According to legal sources on the 22nd, the Criminal Division 2 of the Busan High Court (Presiding Judge Park Un-sam) dismissed the appeal of a defendant identified as A, who was indicted on charges including violating the Protection of Communications Secrets Act, and upheld the lower court's sentence of seven years in prison and seven years of disqualification. For an employee identified as B, who was tried together, the court overturned the lower court and sentenced B to one year and six months in prison, suspended for three years, and three years of disqualification. B had been sentenced in the first trial to one year and six months in prison and three years of disqualification.

A was the head of a related company, and B was an employee. They are accused of selling illegal wiretapping programs to 6,008 people from January 2019 to November 2024.

The program consisted of a "parent app" used by the monitor and a "child app" installed on the cellphone of the monitored person. Once the child app was installed, GPS location information, text messages, and call contents were automatically intercepted, stored, and recorded, and the related data were transmitted to the company's server so the parent app user could check them.

The program was found to have been promoted as usable not only for monitoring children but also for monitoring a spouse's infidelity. Customers were mainly recruited through private detective agencies.

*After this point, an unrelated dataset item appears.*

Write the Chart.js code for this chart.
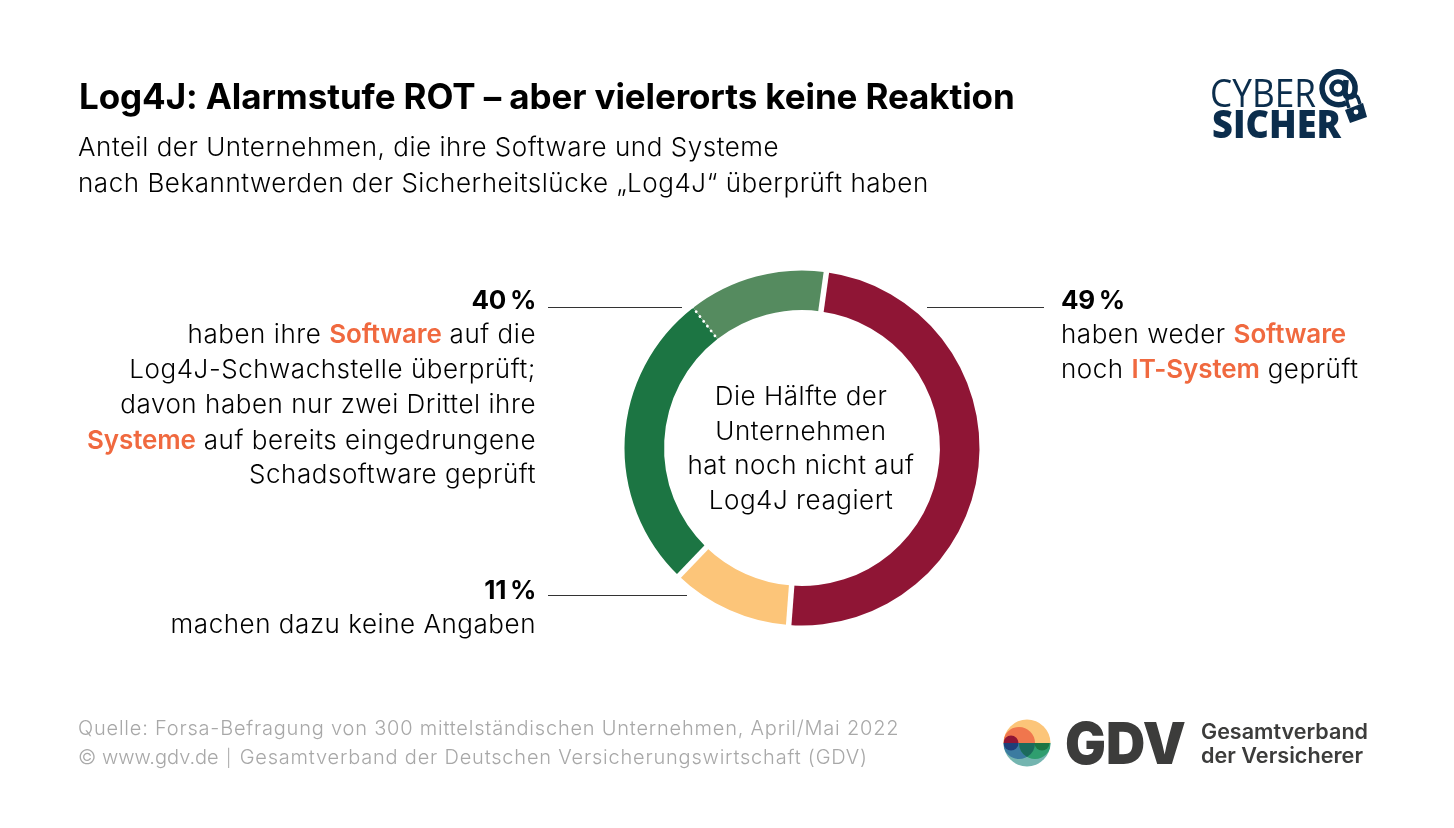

In court, A and others argued, "We only sold a program that included an interception function, and it was the customers who actually committed illegal acts," adding they did not incite interception or carry it out themselves.

But the appellate court did not accept this.

The court first found that even if the program buyer obtained the monitored person's consent to install the child app, recording and listening to call contents without the call counterpart's consent is illegal. Even if the monitored person is a child and the monitor is a parent, recording calls without the other party's consent constitutes a third party's interception.

On that basis, the court found that "the sale of this program played a functionally indispensable role in the customers' illegal acts." It concluded that the conduct did not merely aid and abet illegal acts, but essentially contributed to them.

Regarding sentencing, the court said, "Given that the distribution period of the program was a long period of about six years, that there were as many as 122,922 stored call records on the server, and that the revenue from program sales reached 3.3 billion won, the degree of blameworthiness is high."